**Exercise description**.
Your task is to copy the listing exactly. Drop any pictures from the copy.
++++++++++++++++++++
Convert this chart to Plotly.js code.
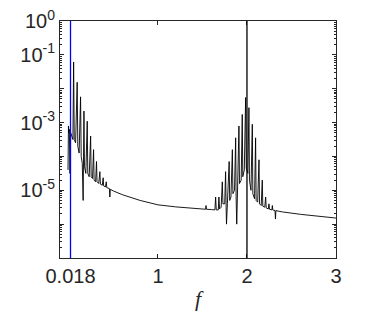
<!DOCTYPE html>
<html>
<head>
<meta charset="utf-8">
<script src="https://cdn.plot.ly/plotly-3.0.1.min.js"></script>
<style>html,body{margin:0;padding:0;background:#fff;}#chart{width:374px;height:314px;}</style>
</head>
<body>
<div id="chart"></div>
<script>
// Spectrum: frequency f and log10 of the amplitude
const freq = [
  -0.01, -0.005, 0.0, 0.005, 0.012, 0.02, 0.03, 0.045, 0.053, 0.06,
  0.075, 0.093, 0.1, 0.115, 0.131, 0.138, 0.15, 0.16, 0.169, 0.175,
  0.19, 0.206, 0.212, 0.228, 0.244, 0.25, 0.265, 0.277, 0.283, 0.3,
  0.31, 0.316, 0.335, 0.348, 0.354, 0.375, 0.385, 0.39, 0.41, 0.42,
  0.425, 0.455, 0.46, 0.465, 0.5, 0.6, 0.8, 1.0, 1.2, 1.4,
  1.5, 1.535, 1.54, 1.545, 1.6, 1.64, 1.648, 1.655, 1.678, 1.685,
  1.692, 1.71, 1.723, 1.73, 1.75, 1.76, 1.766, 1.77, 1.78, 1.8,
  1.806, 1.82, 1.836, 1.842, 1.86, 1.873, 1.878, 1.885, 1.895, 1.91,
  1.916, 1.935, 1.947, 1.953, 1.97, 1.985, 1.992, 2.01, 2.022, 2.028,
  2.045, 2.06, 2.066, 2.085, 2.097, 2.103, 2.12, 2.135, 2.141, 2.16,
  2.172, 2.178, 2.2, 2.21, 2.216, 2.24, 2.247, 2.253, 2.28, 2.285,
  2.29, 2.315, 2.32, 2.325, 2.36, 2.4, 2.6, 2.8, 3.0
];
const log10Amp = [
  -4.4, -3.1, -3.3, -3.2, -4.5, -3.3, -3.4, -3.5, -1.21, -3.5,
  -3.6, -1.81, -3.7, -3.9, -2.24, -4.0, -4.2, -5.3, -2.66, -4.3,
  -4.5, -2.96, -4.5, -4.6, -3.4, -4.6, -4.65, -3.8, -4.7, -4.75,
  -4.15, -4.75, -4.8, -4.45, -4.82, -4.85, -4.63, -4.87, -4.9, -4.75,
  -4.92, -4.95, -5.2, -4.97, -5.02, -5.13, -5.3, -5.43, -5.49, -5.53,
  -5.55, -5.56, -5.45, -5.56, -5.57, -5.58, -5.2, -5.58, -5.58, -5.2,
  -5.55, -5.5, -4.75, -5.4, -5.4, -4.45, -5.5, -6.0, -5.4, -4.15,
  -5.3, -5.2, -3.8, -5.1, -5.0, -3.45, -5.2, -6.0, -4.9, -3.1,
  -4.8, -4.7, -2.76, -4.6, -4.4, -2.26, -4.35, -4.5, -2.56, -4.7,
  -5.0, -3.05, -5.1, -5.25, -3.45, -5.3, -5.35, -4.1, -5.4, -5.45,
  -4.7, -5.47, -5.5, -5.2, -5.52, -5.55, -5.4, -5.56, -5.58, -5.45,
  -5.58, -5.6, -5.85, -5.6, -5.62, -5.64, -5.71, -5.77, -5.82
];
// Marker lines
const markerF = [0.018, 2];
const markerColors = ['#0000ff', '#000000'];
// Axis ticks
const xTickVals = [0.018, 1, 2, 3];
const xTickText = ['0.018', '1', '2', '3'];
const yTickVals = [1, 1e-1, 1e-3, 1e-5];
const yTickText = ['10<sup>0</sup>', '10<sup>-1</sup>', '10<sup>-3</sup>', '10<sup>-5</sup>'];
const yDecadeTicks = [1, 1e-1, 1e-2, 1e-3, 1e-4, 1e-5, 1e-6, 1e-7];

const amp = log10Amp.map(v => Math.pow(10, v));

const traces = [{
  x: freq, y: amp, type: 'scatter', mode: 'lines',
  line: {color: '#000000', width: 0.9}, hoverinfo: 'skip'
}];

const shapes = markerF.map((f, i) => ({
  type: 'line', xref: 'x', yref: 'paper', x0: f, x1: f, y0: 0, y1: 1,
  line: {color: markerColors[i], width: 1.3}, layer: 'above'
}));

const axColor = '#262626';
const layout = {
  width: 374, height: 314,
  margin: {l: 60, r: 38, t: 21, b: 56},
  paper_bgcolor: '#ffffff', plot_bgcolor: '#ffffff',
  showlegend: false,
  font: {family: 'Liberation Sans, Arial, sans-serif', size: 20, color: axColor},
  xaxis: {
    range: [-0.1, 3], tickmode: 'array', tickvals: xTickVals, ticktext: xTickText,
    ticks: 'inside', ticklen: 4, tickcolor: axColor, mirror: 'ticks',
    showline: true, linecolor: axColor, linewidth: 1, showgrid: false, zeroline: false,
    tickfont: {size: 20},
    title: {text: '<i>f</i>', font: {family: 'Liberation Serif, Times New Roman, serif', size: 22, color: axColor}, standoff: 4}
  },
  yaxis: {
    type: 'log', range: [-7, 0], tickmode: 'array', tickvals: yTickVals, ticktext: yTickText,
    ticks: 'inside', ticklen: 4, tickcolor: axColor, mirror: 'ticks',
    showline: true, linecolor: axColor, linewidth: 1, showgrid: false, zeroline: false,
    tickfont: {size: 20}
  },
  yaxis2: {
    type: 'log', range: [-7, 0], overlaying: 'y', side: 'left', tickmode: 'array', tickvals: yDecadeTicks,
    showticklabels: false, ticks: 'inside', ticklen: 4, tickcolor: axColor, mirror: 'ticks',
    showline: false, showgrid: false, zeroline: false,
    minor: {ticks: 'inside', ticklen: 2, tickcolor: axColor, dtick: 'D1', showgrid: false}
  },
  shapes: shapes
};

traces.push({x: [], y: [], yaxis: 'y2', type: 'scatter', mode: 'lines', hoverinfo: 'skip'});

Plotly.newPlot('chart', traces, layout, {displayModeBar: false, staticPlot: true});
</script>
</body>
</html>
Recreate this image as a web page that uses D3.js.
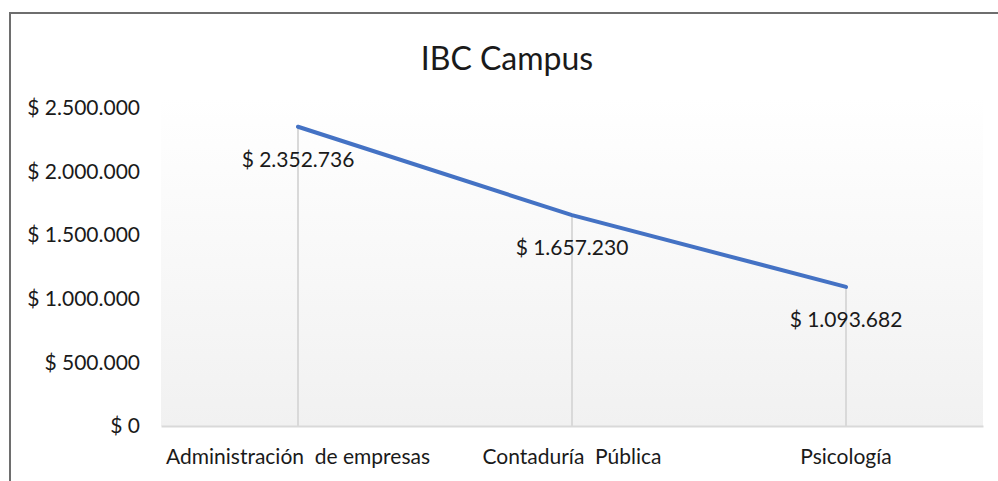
++++++++++++++++++++
**Answer to this exercise**.
Convert this chart to Plotly.js code.
<!DOCTYPE html>
<html>
<head>
<meta charset="utf-8">
<script src="https://cdn.plot.ly/plotly-3.0.1.min.js"></script>
<style>html,body{margin:0;padding:0;background:#fff;}#chart{width:374px;height:314px;}</style>
</head>
<body>
<div id="chart"></div>
<script>
// Spectrum: frequency f and log10 of the amplitude
const freq = [
  -0.01, -0.005, 0.0, 0.005, 0.012, 0.02, 0.03, 0.045, 0.053, 0.06,
  0.075, 0.093, 0.1, 0.115, 0.131, 0.138, 0.15, 0.16, 0.169, 0.175,
  0.19, 0.206, 0.212, 0.228, 0.244, 0.25, 0.265, 0.277, 0.283, 0.3,
  0.31, 0.316, 0.335, 0.348, 0.354, 0.375, 0.385, 0.39, 0.41, 0.42,
  0.425, 0.455, 0.46, 0.465, 0.5, 0.6, 0.8, 1.0, 1.2, 1.4,
  1.5, 1.535, 1.54, 1.545, 1.6, 1.64, 1.648, 1.655, 1.678, 1.685,
  1.692, 1.71, 1.723, 1.73, 1.75, 1.76, 1.766, 1.77, 1.78, 1.8,
  1.806, 1.82, 1.836, 1.842, 1.86, 1.873, 1.878, 1.885, 1.895, 1.91,
  1.916, 1.935, 1.947, 1.953, 1.97, 1.985, 1.992, 2.01, 2.022, 2.028,
  2.045, 2.06, 2.066, 2.085, 2.097, 2.103, 2.12, 2.135, 2.141, 2.16,
  2.172, 2.178, 2.2, 2.21, 2.216, 2.24, 2.247, 2.253, 2.28, 2.285,
  2.29, 2.315, 2.32, 2.325, 2.36, 2.4, 2.6, 2.8, 3.0
];
const log10Amp = [
  -4.4, -3.1, -3.3, -3.2, -4.5, -3.3, -3.4, -3.5, -1.21, -3.5,
  -3.6, -1.81, -3.7, -3.9, -2.24, -4.0, -4.2, -5.3, -2.66, -4.3,
  -4.5, -2.96, -4.5, -4.6, -3.4, -4.6, -4.65, -3.8, -4.7, -4.75,
  -4.15, -4.75, -4.8, -4.45, -4.82, -4.85, -4.63, -4.87, -4.9, -4.75,
  -4.92, -4.95, -5.2, -4.97, -5.02, -5.13, -5.3, -5.43, -5.49, -5.53,
  -5.55, -5.56, -5.45, -5.56, -5.57, -5.58, -5.2, -5.58, -5.58, -5.2,
  -5.55, -5.5, -4.75, -5.4, -5.4, -4.45, -5.5, -6.0, -5.4, -4.15,
  -5.3, -5.2, -3.8, -5.1, -5.0, -3.45, -5.2, -6.0, -4.9, -3.1,
  -4.8, -4.7, -2.76, -4.6, -4.4, -2.26, -4.35, -4.5, -2.56, -4.7,
  -5.0, -3.05, -5.1, -5.25, -3.45, -5.3, -5.35, -4.1, -5.4, -5.45,
  -4.7, -5.47, -5.5, -5.2, -5.52, -5.55, -5.4, -5.56, -5.58, -5.45,
  -5.58, -5.6, -5.85, -5.6, -5.62, -5.64, -5.71, -5.77, -5.82
];
// Marker lines
const markerF = [0.018, 2];
const markerColors = ['#0000ff', '#000000'];
// Axis ticks
const xTickVals = [0.018, 1, 2, 3];
const xTickText = ['0.018', '1', '2', '3'];
const yTickVals = [1, 1e-1, 1e-3, 1e-5];
const yTickText = ['10<sup>0</sup>', '10<sup>-1</sup>', '10<sup>-3</sup>', '10<sup>-5</sup>'];
const yDecadeTicks = [1, 1e-1, 1e-2, 1e-3, 1e-4, 1e-5, 1e-6, 1e-7];

const amp = log10Amp.map(v => Math.pow(10, v));

const traces = [{
  x: freq, y: amp, type: 'scatter', mode: 'lines',
  line: {color: '#000000', width: 0.9}, hoverinfo: 'skip'
}];

const shapes = markerF.map((f, i) => ({
  type: 'line', xref: 'x', yref: 'paper', x0: f, x1: f, y0: 0, y1: 1,
  line: {color: markerColors[i], width: 1.3}, layer: 'above'
}));

const axColor = '#262626';
const layout = {
  width: 374, height: 314,
  margin: {l: 60, r: 38, t: 21, b: 56},
  paper_bgcolor: '#ffffff', plot_bgcolor: '#ffffff',
  showlegend: false,
  font: {family: 'Liberation Sans, Arial, sans-serif', size: 20, color: axColor},
  xaxis: {
    range: [-0.1, 3], tickmode: 'array', tickvals: xTickVals, ticktext: xTickText,
    ticks: 'inside', ticklen: 4, tickcolor: axColor, mirror: 'ticks',
    showline: true, linecolor: axColor, linewidth: 1, showgrid: false, zeroline: false,
    tickfont: {size: 20},
    title: {text: '<i>f</i>', font: {family: 'Liberation Serif, Times New Roman, serif', size: 22, color: axColor}, standoff: 4}
  },
  yaxis: {
    type: 'log', range: [-7, 0], tickmode: 'array', tickvals: yTickVals, ticktext: yTickText,
    ticks: 'inside', ticklen: 4, tickcolor: axColor, mirror: 'ticks',
    showline: true, linecolor: axColor, linewidth: 1, showgrid: false, zeroline: false,
    tickfont: {size: 20}
  },
  yaxis2: {
    type: 'log', range: [-7, 0], overlaying: 'y', side: 'left', tickmode: 'array', tickvals: yDecadeTicks,
    showticklabels: false, ticks: 'inside', ticklen: 4, tickcolor: axColor, mirror: 'ticks',
    showline: false, showgrid: false, zeroline: false,
    minor: {ticks: 'inside', ticklen: 2, tickcolor: axColor, dtick: 'D1', showgrid: false}
  },
  shapes: shapes
};

traces.push({x: [], y: [], yaxis: 'y2', type: 'scatter', mode: 'lines', hoverinfo: 'skip'});

Plotly.newPlot('chart', traces, layout, {displayModeBar: false, staticPlot: true});
</script>
</body>
</html>
Recreate this image as a web page that uses D3.js.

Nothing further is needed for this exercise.